Figure 5 — 3-D surface $|E(x,h)|$. The plasma surface shows error magnitude varying jointly over $x$ and $h$. Ridges correspond to $x$-regions where a prime gap makes the error spike; valleys are regions of locally regular prime distribution.

Figure 6 — 3-D variance surface. The viridis surface shows $\text{Var}(Z)$ computed in 10 sub-windows of 500 integers each, for every $h$. The translucent red plane at $\text{Var}=1$ is the Poisson target.
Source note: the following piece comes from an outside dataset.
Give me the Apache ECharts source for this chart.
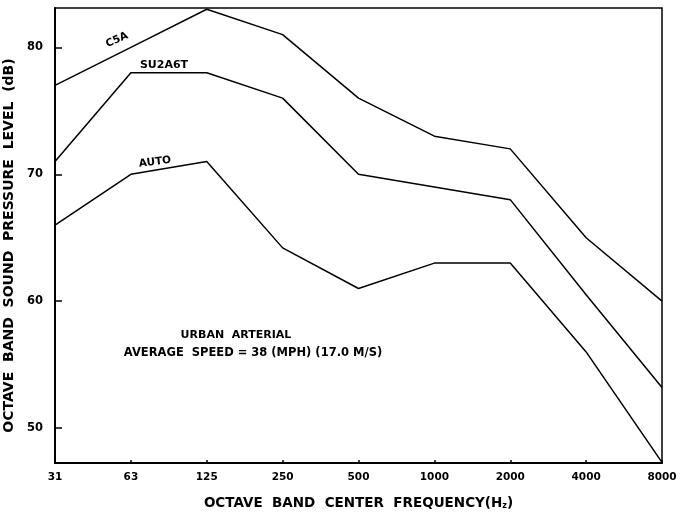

Where the surface dips below the red plane, the approximation $h/\ln x$ slightly over-predicts variance; where it rises above, there are genuine fluctuation excesses — direct echoes of the zeta zeros.

Results

[Figure 1 saved]

[Figure 2 saved]

[Figure 3 saved]

[Figure 4 saved]

Building 3-D surface …

[Figure 5 saved]

Building 3-D variance surface …

[Figure 6 saved]

✓ All figures complete.

Key Takeaways

The short-interval error $E(x,h)$ is not random noise — it is a deterministic quantity controlled by the distribution of primes, and indirectly by the non-trivial zeros of the Riemann zeta function $\zeta(s)$. The optimal interval length $h^*(x)$ balances two competing forces:

$$h \text{ too small} \Rightarrow \text{Poisson discreteness dominates},\quad h \text{ too large} \Rightarrow \text{systematic bias from } \zeta\text{-zeros accumulates}$$

In the range $x \sim 10^5$, the empirical optimum (closest $\text{Var}(Z)$ to 1) typically falls around $h \approx 50$–$100$, consistent with the heuristic $h \approx (\ln x)^2 \approx 136$ from Cramér’s model.